**Written problem**
Keep only the lines of the listing that include the word "this", and copy them.

>>

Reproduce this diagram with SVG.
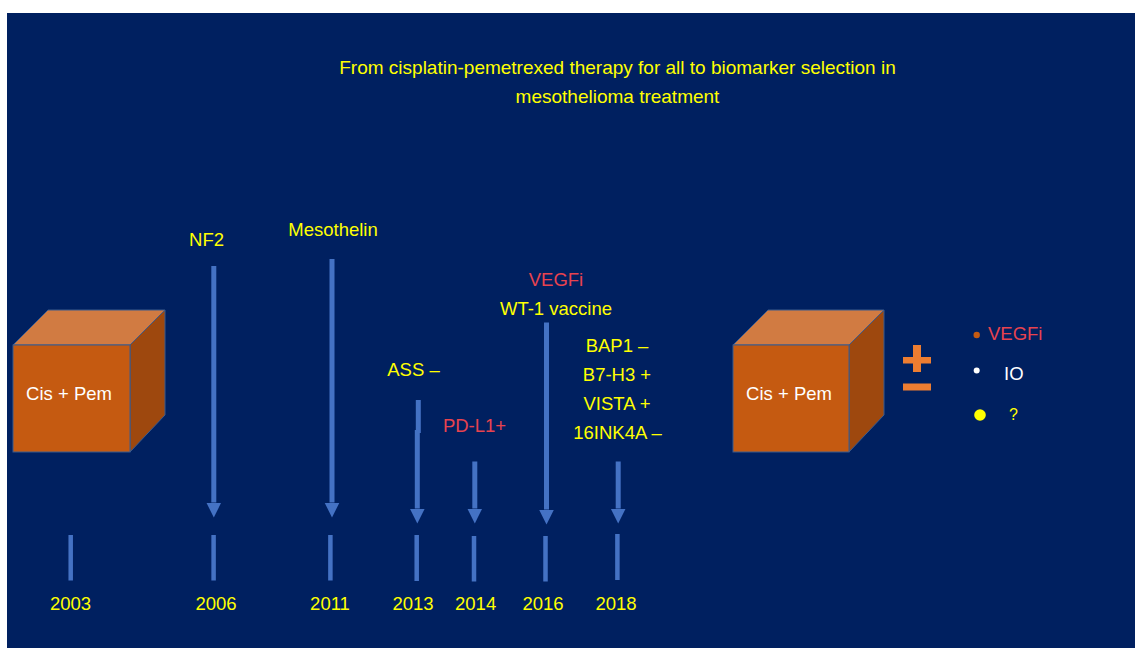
<svg xmlns="http://www.w3.org/2000/svg" width="1135" height="648" viewBox="0 0 1135 648">
<style>
text{font-family:"Liberation Sans",Arial,Helvetica,sans-serif;font-size:18.5px;}
.y{fill:#FFFF00;}
.r{fill:#E8434F;}
.w{fill:#FFFFFF;}
.m{text-anchor:middle;}
.front{fill:#C55A11;stroke:#3B5A8C;stroke-width:1;}
.top{fill:#D17B42;stroke:#3B5A8C;stroke-width:1;}
.side{fill:#9E480E;stroke:#3B5A8C;stroke-width:1;}
.shaft{stroke:#4472C4;stroke-width:5;fill:none;marker-end:url(#ah);}
.seg{stroke:#4472C4;stroke-width:5;fill:none;}
.tick{stroke:#4472C4;stroke-width:4.5;}
.pm{fill:#ED7D31;}
</style>
<defs>
<marker id="ah" markerUnits="userSpaceOnUse" markerWidth="16" markerHeight="16" refX="0" refY="7.5" orient="auto">
<path d="M0,0 L15,7.5 L0,15 Z" fill="#4472C4"/>
</marker>
</defs>
<rect x="0" y="0" width="1135" height="648" fill="#FFFFFF"/>
<rect x="7" y="13" width="1128" height="635" fill="#002060"/>

<g id="title">
<text class="y m" x="617.5" y="74" style="font-size:19px">From cisplatin-pemetrexed therapy for all to biomarker selection in</text>
<text class="y m" x="617.5" y="103" style="font-size:19px">mesothelioma treatment</text>
</g>

<g id="cube-left">
<polygon class="top" points="13,345 48,310 165,310 130,345"/>
<polygon class="side" points="130,345 165,310 165,415 130,452"/>
<rect class="front" x="13" y="345" width="117" height="107"/>
<text class="w m" x="69" y="400">Cis + Pem</text>
</g>

<g id="cube-right">
<polygon class="top" points="733,345 768,310 884,310 849,345"/>
<polygon class="side" points="849,345 884,310 884,415 849,452"/>
<rect class="front" x="733" y="345" width="116" height="107"/>
<text class="w m" x="789" y="400">Cis + Pem</text>
</g>

<g id="plus-minus">
<rect class="pm" x="903" y="357" width="28" height="6.5"/>
<rect class="pm" x="913" y="345" width="8" height="27"/>
<rect class="pm" x="903" y="383.5" width="28" height="7"/>
</g>

<g id="legend">
<circle cx="976.7" cy="335" r="3.2" fill="#C55A11"/>
<text class="r" x="988" y="339.5">VEGFi</text>
<circle cx="976.7" cy="370.5" r="3" fill="#FFFFFF"/>
<text class="w" x="1004" y="380">IO</text>
<circle cx="980" cy="415" r="5.8" fill="#FFFF00"/>
<text class="y" x="1009" y="420" style="font-size:16px">?</text>
</g>

<g id="label-nf2"><text class="y m" x="206.5" y="246">NF2</text></g>
<g id="label-mesothelin"><text class="y m" x="333" y="236">Mesothelin</text></g>
<g id="label-ass"><text class="y m" x="413.5" y="376">ASS –</text></g>
<g id="label-pdl1"><text class="r m" x="474.5" y="431.5">PD-L1+</text></g>
<g id="label-2016">
<text class="r m" x="556" y="286">VEGFi</text>
<text class="y m" x="556" y="315">WT-1 vaccine</text>
</g>
<g id="label-2018">
<text class="y m" x="617" y="352">BAP1 –</text>
<text class="y m" x="617" y="381">B7-H3 +</text>
<text class="y m" x="617" y="409.5">VISTA +</text>
<text class="y m" x="617.5" y="439">16INK4A –</text>
</g>

<g id="connectors">
<line class="shaft" x1="213.8" y1="266" x2="213.8" y2="502.5"/>
<line class="shaft" x1="332" y1="259" x2="332" y2="502.5"/>
<line class="seg" x1="418.3" y1="400" x2="418.3" y2="433"/>
<line class="shaft" x1="417.3" y1="430" x2="417.3" y2="508.5"/>
<line class="shaft" x1="474.8" y1="461.5" x2="474.8" y2="508.5"/>
<line class="shaft" x1="546.5" y1="322.5" x2="546.5" y2="509.5"/>
<line class="shaft" x1="618.2" y1="461.5" x2="618.2" y2="508.5"/>
</g>

<g id="timeline">
<line class="tick" x1="70.7" y1="535" x2="70.7" y2="580.5"/>
<line class="tick" x1="213.6" y1="535" x2="213.6" y2="580.5"/>
<line class="tick" x1="330.4" y1="535" x2="330.4" y2="580.5"/>
<line class="tick" x1="416.7" y1="535" x2="416.7" y2="581"/>
<line class="tick" x1="474" y1="536" x2="474" y2="581.5"/>
<line class="tick" x1="545.5" y1="536" x2="545.5" y2="581.5"/>
<line class="tick" x1="617.4" y1="534" x2="617.4" y2="580"/>
<text class="y m" x="70.5" y="610">2003</text>
<text class="y m" x="216" y="610">2006</text>
<text class="y m" x="330" y="610">2011</text>
<text class="y m" x="413" y="610">2013</text>
<text class="y m" x="475.6" y="610">2014</text>
<text class="y m" x="543" y="610">2016</text>
<text class="y m" x="616" y="610">2018</text>
</g>
</svg>
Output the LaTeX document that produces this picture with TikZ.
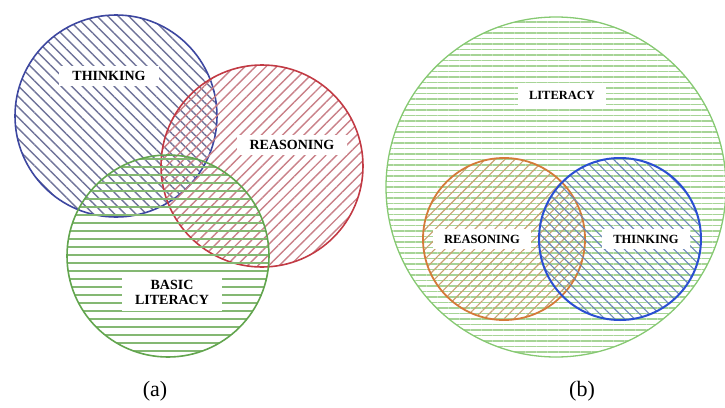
\documentclass[tikz,border=0pt]{standalone}
\usepackage{fontspec}
\setmainfont{Liberation Serif}
\usepackage{tikz}
\usetikzlibrary{patterns.meta}
\definecolor{ThinkBlue}{HTML}{3D47A0}
\definecolor{ThinkHatch}{HTML}{6F7399}
\definecolor{ReasonRed}{HTML}{C23A44}
\definecolor{ReasonHatch}{HTML}{C98088}
\definecolor{LitGreen}{HTML}{62A54E}
\definecolor{LitHatch}{HTML}{84B873}
\definecolor{BigGreen}{HTML}{86C972}
\definecolor{BigHatch}{HTML}{A6D496}
\definecolor{ReasonOrange}{HTML}{D47A38}
\definecolor{OrangeHatch}{HTML}{C9A070}
\definecolor{ThinkBlueB}{HTML}{2A4FD2}
\definecolor{BlueHatchB}{HTML}{6A86B8}

\begin{document}
\begin{tikzpicture}[
  x=1pt,y=-1pt,
  venn/.style={circle,inner sep=0pt,line width=1.6pt},
  tag/.style={fill=white,inner xsep=13pt,inner ysep=5pt,align=center,font=\bfseries\fontsize{14}{15}\selectfont},
  tagb/.style={tag,inner xsep=11pt,inner ysep=6pt,font=\bfseries\fontsize{12.5}{13}\selectfont},
  caption/.style={font=\fontsize{22}{24}\selectfont}
]
\useasboundingbox (0,0) rectangle (725,407);
% (a)
\node[venn,minimum size=202pt,draw=ThinkBlue,pattern={Lines[angle=-45,distance=7.5pt,line width=1.4pt]},pattern color=ThinkHatch] (thinkA) at (116,116) {};
\node[venn,minimum size=202pt,draw=ReasonRed,pattern={Lines[angle=45,distance=7.5pt,line width=1.4pt]},pattern color=ReasonHatch] (reasonA) at (262,166) {};
\node[venn,minimum size=202pt,draw=LitGreen,pattern={Lines[angle=0,distance=8pt,line width=1.8pt]},pattern color=LitHatch] (litA) at (168,256) {};
\node[tag] (thinkAtag) at (109,76) {THINKING};
\node[tag] (reasonAtag) at (292,145) {REASONING};
\node[tag,inner ysep=7pt] (litAtag) at (172,292) {BASIC\\LITERACY};
\node[caption] (capA) at (155,391) {(a)};
% (b)
\node[venn,minimum size=340pt,draw=BigGreen,line width=1.3pt,pattern={Lines[angle=0,distance=5.5pt,line width=1.3pt]},pattern color=BigHatch] (litB) at (556,187) {};
\node[venn,minimum size=162pt,draw=ReasonOrange,line width=1.8pt,pattern={Lines[angle=45,distance=7pt,line width=1.1pt]},pattern color=OrangeHatch] (reasonB) at (504,239) {};
\node[venn,minimum size=162pt,draw=ThinkBlueB,line width=2pt,pattern={Lines[angle=-45,distance=7pt,line width=1.1pt]},pattern color=BlueHatchB] (thinkB) at (620,239) {};
\node[tagb] (litBtag) at (562,95) {LITERACY};
\node[tagb] (reasonBtag) at (482,239) {REASONING};
\node[tagb] (thinkBtag) at (646,239) {THINKING};
\node[caption] (capB) at (582,391) {(b)};
\end{tikzpicture}
\end{document}
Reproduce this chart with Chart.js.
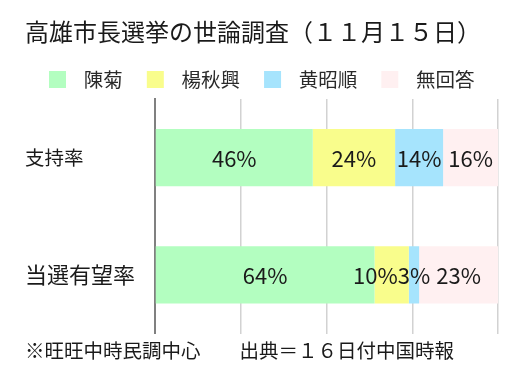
<!DOCTYPE html>
<html><head><meta charset="utf-8">
<script src="https://cdn.jsdelivr.net/npm/chart.js@4/dist/chart.umd.min.js"></script>
<style>html,body{margin:0;padding:0;background:#fff;}#wrap{width:530px;height:383px;}</style>
</head><body><div id="wrap"><canvas id="c" width="530" height="383"></canvas></div>
<script>
const categories = ['支持率', '当選有望率'];
const seriesNames = ['陳菊', '楊秋興', '黄昭順', '無回答'];
const chenJu = [46, 64];
const yangChiuHsing = [24, 10];
const huangChaoShun = [14, 3];
const noAnswer = [16, 23];
const xTicks = [0, 25, 50, 75, 100];
const titleText = '高雄市長選挙の世論調査（１１月１５日）';
const footerText = '※旺旺中時民調中心　　出典＝１６日付中国時報';
const colors = ['#b3fec0', '#f9fd8c', '#a6e4fd', '#fff0f1'];

const FONT = "'Noto Sans CJK JP', 'Noto Sans', sans-serif";

function makeSwatch(color) {
  const c = document.createElement('canvas');
  c.width = 39; c.height = 17;
  const g = c.getContext('2d');
  g.fillStyle = color;
  g.fillRect(13, 0, 17, 17);
  return c;
}
const swatches = colors.map(makeSwatch);

const segLabels = {
  id: 'segLabels',
  afterDatasetsDraw(chart) {
    const ctx = chart.ctx;
    ctx.save();
    ctx.font = '22px ' + FONT;
    ctx.fillStyle = '#1a1a1a';
    ctx.textBaseline = 'middle';
    ctx.textAlign = 'left';
    chart.data.labels.forEach((_, i) => {
      const items = chart.data.datasets.map((ds, d) => {
        const el = chart.getDatasetMeta(d).data[i];
        const p = el.getProps(['x', 'base', 'y'], true);
        const text = ds.data[i] + '%';
        const w = ctx.measureText(text).width;
        return {text, w, left: (p.x + p.base) / 2 - w / 2, y: p.y};
      });
      for (let k = items.length - 2; k >= 0; k--) {
        if (items[k].left + items[k].w > items[k + 1].left) items[k].left = items[k + 1].left - items[k].w;
      }
      items.forEach(it => ctx.fillText(it.text, it.left, it.y + 1));
    });
    ctx.restore();
  }
};

new Chart(document.getElementById('c'), {
  type: 'bar',
  data: {
    labels: categories,
    datasets: [chenJu, yangChiuHsing, huangChaoShun, noAnswer].map((vals, i) => ({
      label: seriesNames[i],
      data: vals,
      backgroundColor: colors[i],
      borderWidth: 0,
      barPercentage: 0.49,
      categoryPercentage: 1
    }))
  },
  options: {
    indexAxis: 'y',
    responsive: false,
    devicePixelRatio: 1,
    animation: false,
    layout: {padding: {left: 25, right: 32, top: 0, bottom: 0}},
    scales: {
      x: {
        stacked: true, min: 0, max: 100,
        afterBuildTicks: s => { s.ticks = xTicks.map(v => ({value: v})); },
        ticks: {display: false},
        grid: {color: '#d2d2d2', lineWidth: 1.5, drawTicks: false},
        border: {display: false}
      },
      y: {
        stacked: true,
        grid: {display: false, drawTicks: false},
        border: {display: true, color: '#808080', width: 2},
        ticks: {
          crossAlign: 'far', color: '#1a1a1a', padding: 0,
          font: c => ({family: FONT, size: c.index === 1 ? 22 : 19.5})
        },
        afterFit: s => { s.width = 130; }
      }
    },
    plugins: {
      title: {
        display: true, text: titleText, align: 'start', color: '#1a1a1a',
        font: {family: FONT, size: 24, weight: 'normal'},
        padding: {top: 17.6, bottom: 11.1}
      },
      subtitle: {
        display: true, text: footerText, position: 'bottom', align: 'start', color: '#1a1a1a',
        font: {family: FONT, size: 19.5, weight: 'normal'},
        padding: {top: 5.3, bottom: 20.8}
      },
      legend: {
        display: true, position: 'top', align: 'start',
        labels: {
          usePointStyle: true, pointStyleWidth: 37, padding: 12, color: '#2a2a2a',
          font: {family: FONT, size: 19.5},
          generateLabels: chart => chart.data.datasets.map((ds, i) => ({
            text: ds.label, fillStyle: ds.backgroundColor, strokeStyle: ds.backgroundColor,
            lineWidth: 0, pointStyle: swatches[i], datasetIndex: i, hidden: false, fontColor: '#2a2a2a'
          }))
        }
      },
      tooltip: {enabled: false}
    }
  },
  plugins: [segLabels]
});
</script>
</body></html>
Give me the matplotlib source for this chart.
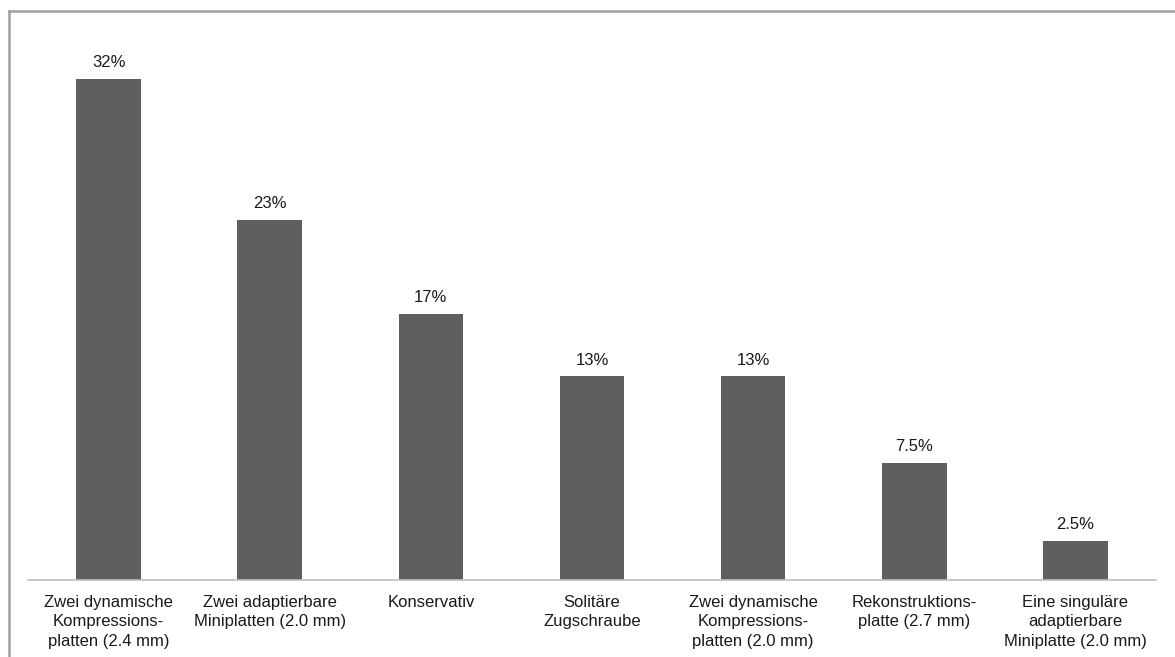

<<

**Completed task**
Reproduce this diagram with SVG.
Output the LaTeX document that produces this picture with TikZ.
Reproduce this chart with Chart.js.
Give me the matplotlib source for this chart.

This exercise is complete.